>> Begin SUPPLIED DATA

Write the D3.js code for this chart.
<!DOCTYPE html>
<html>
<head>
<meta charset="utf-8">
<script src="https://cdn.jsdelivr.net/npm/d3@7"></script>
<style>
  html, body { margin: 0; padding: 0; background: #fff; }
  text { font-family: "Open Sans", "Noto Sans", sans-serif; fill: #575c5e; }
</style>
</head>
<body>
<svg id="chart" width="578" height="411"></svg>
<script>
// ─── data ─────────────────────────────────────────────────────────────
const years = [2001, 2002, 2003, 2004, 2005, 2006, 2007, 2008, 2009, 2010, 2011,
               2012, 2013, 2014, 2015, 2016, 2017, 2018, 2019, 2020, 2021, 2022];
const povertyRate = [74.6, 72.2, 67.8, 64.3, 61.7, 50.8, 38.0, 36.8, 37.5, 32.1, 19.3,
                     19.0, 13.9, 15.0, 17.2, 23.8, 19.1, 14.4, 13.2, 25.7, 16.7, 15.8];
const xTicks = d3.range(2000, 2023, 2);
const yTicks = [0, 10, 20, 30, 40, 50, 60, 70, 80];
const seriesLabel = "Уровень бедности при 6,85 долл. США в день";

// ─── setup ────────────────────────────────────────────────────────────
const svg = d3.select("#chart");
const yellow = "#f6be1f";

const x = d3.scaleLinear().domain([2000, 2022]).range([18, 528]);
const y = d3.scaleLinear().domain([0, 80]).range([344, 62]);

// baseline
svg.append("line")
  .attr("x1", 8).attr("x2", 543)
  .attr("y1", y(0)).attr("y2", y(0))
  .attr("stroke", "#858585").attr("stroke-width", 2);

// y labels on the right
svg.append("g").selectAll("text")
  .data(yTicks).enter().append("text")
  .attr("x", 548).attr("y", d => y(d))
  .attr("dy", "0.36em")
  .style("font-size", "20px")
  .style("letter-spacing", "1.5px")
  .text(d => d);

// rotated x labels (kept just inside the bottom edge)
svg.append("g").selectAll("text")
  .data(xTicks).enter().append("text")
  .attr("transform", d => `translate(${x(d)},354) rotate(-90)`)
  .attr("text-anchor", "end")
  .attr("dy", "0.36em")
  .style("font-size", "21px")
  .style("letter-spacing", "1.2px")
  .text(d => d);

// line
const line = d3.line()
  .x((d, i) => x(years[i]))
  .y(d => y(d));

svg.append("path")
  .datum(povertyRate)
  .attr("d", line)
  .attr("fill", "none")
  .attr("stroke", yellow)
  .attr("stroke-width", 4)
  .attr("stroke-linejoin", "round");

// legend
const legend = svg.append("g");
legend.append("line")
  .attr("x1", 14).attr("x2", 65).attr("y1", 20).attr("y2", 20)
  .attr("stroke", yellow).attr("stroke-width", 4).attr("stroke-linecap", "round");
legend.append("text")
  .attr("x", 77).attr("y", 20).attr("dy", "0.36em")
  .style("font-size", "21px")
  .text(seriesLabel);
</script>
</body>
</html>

>> End SUPPLIED DATA

Extract every line above exactly as it stands.

REPLY —
Write the D3.js code for this chart.
<!DOCTYPE html>
<html>
<head>
<meta charset="utf-8">
<script src="https://cdn.jsdelivr.net/npm/d3@7"></script>
<style>
  html, body { margin: 0; padding: 0; background: #fff; }
  text { font-family: "Open Sans", "Noto Sans", sans-serif; fill: #575c5e; }
</style>
</head>
<body>
<svg id="chart" width="578" height="411"></svg>
<script>
// ─── data ─────────────────────────────────────────────────────────────
const years = [2001, 2002, 2003, 2004, 2005, 2006, 2007, 2008, 2009, 2010, 2011,
               2012, 2013, 2014, 2015, 2016, 2017, 2018, 2019, 2020, 2021, 2022];
const povertyRate = [74.6, 72.2, 67.8, 64.3, 61.7, 50.8, 38.0, 36.8, 37.5, 32.1, 19.3,
                     19.0, 13.9, 15.0, 17.2, 23.8, 19.1, 14.4, 13.2, 25.7, 16.7, 15.8];
const xTicks = d3.range(2000, 2023, 2);
const yTicks = [0, 10, 20, 30, 40, 50, 60, 70, 80];
const seriesLabel = "Уровень бедности при 6,85 долл. США в день";

// ─── setup ────────────────────────────────────────────────────────────
const svg = d3.select("#chart");
const yellow = "#f6be1f";

const x = d3.scaleLinear().domain([2000, 2022]).range([18, 528]);
const y = d3.scaleLinear().domain([0, 80]).range([344, 62]);

// baseline
svg.append("line")
  .attr("x1", 8).attr("x2", 543)
  .attr("y1", y(0)).attr("y2", y(0))
  .attr("stroke", "#858585").attr("stroke-width", 2);

// y labels on the right
svg.append("g").selectAll("text")
  .data(yTicks).enter().append("text")
  .attr("x", 548).attr("y", d => y(d))
  .attr("dy", "0.36em")
  .style("font-size", "20px")
  .style("letter-spacing", "1.5px")
  .text(d => d);

// rotated x labels (kept just inside the bottom edge)
svg.append("g").selectAll("text")
  .data(xTicks).enter().append("text")
  .attr("transform", d => `translate(${x(d)},354) rotate(-90)`)
  .attr("text-anchor", "end")
  .attr("dy", "0.36em")
  .style("font-size", "21px")
  .style("letter-spacing", "1.2px")
  .text(d => d);

// line
const line = d3.line()
  .x((d, i) => x(years[i]))
  .y(d => y(d));

svg.append("path")
  .datum(povertyRate)
  .attr("d", line)
  .attr("fill", "none")
  .attr("stroke", yellow)
  .attr("stroke-width", 4)
  .attr("stroke-linejoin", "round");

// legend
const legend = svg.append("g");
legend.append("line")
  .attr("x1", 14).attr("x2", 65).attr("y1", 20).attr("y2", 20)
  .attr("stroke", yellow).attr("stroke-width", 4).attr("stroke-linecap", "round");
legend.append("text")
  .attr("x", 77).attr("y", 20).attr("dy", "0.36em")
  .style("font-size", "21px")
  .text(seriesLabel);
</script>
</body>
</html>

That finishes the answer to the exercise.